## Given exercise
Omit all images, then repeat exactly the lines below from the one containing "Emit a single-file" through the one containing "const sleepStart=3.56, sleepEnd=11.8;", both ends included.

## Stored rows
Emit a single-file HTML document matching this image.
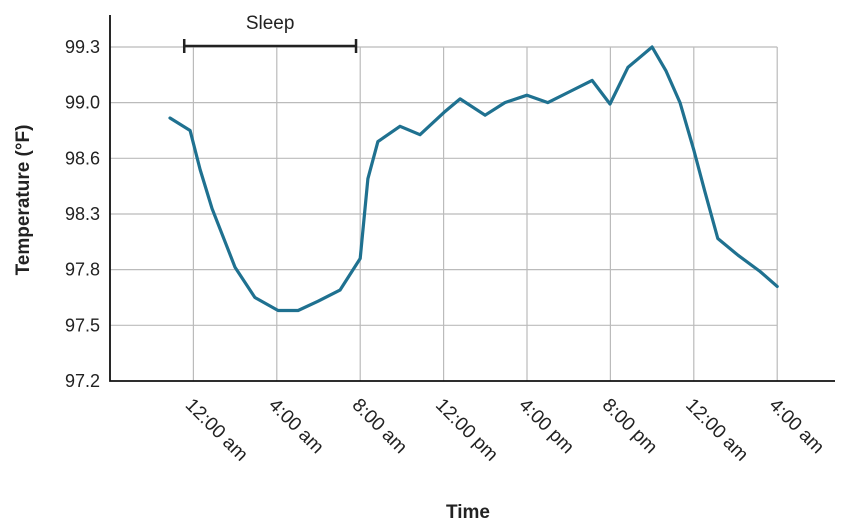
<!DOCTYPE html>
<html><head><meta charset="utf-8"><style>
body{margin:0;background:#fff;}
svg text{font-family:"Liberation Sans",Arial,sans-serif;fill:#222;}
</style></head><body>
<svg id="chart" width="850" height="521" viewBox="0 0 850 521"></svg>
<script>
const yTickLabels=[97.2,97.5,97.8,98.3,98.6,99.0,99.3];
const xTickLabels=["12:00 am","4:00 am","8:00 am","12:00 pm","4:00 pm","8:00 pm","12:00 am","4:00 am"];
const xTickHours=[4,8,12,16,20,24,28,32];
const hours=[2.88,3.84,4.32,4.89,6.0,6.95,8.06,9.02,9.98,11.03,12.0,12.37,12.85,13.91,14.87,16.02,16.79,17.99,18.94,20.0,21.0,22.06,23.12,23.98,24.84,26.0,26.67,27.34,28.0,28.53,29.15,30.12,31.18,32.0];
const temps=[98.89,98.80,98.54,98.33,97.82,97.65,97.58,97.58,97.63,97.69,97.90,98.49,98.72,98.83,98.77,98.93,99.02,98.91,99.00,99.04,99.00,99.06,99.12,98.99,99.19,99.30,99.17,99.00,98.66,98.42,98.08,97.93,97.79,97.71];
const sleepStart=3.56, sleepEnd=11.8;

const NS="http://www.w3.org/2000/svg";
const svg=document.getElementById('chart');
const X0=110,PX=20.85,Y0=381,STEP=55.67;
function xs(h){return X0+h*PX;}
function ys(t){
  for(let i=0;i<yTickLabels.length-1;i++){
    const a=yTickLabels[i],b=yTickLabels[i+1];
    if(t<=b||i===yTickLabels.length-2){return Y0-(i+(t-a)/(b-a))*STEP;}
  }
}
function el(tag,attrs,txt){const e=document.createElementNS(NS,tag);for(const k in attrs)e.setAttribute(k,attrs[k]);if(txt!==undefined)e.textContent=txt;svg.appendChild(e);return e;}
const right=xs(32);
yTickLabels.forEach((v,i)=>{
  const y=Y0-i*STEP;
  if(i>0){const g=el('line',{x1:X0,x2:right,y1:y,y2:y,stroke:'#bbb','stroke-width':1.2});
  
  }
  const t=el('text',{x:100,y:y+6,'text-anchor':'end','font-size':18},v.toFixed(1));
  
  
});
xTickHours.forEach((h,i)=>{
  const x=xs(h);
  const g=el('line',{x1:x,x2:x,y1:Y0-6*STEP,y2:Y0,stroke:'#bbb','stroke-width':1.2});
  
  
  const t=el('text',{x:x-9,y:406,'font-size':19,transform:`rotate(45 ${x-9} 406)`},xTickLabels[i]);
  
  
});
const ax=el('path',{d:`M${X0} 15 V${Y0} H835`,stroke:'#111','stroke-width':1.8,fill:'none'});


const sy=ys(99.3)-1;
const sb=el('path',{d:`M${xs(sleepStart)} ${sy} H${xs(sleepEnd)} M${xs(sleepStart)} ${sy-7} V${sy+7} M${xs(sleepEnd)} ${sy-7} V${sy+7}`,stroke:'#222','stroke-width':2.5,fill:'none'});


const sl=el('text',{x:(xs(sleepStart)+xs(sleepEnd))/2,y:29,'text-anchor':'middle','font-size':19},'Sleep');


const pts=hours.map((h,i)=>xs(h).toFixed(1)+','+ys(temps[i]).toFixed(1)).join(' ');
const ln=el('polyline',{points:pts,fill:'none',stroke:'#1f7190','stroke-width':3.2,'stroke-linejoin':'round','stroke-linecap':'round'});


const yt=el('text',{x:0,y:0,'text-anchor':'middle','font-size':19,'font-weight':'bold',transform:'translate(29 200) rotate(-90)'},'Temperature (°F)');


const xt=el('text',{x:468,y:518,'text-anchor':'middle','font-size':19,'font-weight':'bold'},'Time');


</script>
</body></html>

---

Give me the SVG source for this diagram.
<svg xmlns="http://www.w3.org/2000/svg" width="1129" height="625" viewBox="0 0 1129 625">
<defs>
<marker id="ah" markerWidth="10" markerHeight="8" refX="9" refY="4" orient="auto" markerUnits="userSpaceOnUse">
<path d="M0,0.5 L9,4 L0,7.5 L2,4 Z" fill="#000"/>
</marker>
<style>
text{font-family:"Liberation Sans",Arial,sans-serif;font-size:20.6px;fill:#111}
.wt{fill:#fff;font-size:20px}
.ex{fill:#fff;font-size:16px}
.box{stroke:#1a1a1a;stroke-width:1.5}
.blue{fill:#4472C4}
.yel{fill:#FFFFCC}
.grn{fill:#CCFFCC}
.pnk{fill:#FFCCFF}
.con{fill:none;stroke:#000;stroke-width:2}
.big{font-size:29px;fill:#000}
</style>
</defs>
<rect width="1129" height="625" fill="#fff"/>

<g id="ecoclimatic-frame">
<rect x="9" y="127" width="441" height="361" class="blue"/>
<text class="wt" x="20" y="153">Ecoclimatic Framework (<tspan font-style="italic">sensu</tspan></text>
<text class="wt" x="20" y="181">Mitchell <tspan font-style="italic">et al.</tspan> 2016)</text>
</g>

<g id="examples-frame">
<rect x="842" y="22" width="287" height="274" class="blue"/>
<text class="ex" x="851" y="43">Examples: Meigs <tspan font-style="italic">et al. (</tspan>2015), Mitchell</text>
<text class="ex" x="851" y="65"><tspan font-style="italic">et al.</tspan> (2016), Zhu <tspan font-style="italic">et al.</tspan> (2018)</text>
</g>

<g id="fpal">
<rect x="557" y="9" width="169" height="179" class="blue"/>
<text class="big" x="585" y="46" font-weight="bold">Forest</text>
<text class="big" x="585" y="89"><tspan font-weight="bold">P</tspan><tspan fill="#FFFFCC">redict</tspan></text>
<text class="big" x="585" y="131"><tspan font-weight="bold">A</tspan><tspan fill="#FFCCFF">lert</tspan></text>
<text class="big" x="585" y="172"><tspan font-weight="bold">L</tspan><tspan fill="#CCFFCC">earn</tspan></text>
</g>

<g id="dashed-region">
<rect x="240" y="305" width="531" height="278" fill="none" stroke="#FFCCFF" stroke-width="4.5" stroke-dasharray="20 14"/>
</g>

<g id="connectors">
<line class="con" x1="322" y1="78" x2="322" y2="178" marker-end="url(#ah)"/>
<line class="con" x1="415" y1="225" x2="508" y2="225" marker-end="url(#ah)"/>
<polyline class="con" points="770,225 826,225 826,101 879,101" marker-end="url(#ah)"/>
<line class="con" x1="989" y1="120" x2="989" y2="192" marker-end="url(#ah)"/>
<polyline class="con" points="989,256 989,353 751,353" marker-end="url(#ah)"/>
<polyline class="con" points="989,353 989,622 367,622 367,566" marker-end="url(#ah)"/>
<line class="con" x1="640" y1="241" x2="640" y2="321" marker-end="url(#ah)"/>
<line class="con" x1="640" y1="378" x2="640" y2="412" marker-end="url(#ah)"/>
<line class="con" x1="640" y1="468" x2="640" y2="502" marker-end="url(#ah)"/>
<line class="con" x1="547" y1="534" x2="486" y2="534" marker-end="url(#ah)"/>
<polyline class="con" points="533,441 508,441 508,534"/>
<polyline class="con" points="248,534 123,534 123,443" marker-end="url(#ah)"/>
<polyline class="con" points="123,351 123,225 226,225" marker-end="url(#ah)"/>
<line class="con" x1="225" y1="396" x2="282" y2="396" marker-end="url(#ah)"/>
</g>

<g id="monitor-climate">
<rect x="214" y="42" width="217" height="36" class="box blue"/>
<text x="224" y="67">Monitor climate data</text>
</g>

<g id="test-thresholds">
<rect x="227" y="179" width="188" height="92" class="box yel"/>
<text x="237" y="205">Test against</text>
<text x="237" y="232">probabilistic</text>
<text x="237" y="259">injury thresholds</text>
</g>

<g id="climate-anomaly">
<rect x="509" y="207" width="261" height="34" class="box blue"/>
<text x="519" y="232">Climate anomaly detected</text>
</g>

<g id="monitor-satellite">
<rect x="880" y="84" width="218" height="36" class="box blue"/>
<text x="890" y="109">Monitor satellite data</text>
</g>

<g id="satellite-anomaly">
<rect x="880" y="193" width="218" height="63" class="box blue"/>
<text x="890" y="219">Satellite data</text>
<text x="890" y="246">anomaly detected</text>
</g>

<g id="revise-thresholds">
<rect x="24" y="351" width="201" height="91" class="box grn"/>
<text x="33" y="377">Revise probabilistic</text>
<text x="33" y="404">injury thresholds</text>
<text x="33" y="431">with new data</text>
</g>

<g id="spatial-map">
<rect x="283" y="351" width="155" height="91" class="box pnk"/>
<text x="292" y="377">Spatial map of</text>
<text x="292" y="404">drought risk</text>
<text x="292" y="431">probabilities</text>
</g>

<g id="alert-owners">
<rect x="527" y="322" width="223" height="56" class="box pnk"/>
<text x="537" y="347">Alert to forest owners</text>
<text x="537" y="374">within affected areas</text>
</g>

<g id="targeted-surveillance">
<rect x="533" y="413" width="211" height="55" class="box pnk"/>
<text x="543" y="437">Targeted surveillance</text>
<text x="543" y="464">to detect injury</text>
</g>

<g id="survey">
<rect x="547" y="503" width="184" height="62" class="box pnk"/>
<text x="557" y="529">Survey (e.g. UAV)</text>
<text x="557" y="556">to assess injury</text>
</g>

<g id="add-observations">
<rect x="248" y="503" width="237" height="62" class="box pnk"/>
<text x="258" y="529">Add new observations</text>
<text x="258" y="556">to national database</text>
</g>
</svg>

## Written solution
Emit a single-file HTML document matching this image.
<!DOCTYPE html>
<html><head><meta charset="utf-8"><style>
body{margin:0;background:#fff;}
svg text{font-family:"Liberation Sans",Arial,sans-serif;fill:#222;}
</style></head><body>
<svg id="chart" width="850" height="521" viewBox="0 0 850 521"></svg>
<script>
const yTickLabels=[97.2,97.5,97.8,98.3,98.6,99.0,99.3];
const xTickLabels=["12:00 am","4:00 am","8:00 am","12:00 pm","4:00 pm","8:00 pm","12:00 am","4:00 am"];
const xTickHours=[4,8,12,16,20,24,28,32];
const hours=[2.88,3.84,4.32,4.89,6.0,6.95,8.06,9.02,9.98,11.03,12.0,12.37,12.85,13.91,14.87,16.02,16.79,17.99,18.94,20.0,21.0,22.06,23.12,23.98,24.84,26.0,26.67,27.34,28.0,28.53,29.15,30.12,31.18,32.0];
const temps=[98.89,98.80,98.54,98.33,97.82,97.65,97.58,97.58,97.63,97.69,97.90,98.49,98.72,98.83,98.77,98.93,99.02,98.91,99.00,99.04,99.00,99.06,99.12,98.99,99.19,99.30,99.17,99.00,98.66,98.42,98.08,97.93,97.79,97.71];
const sleepStart=3.56, sleepEnd=11.8;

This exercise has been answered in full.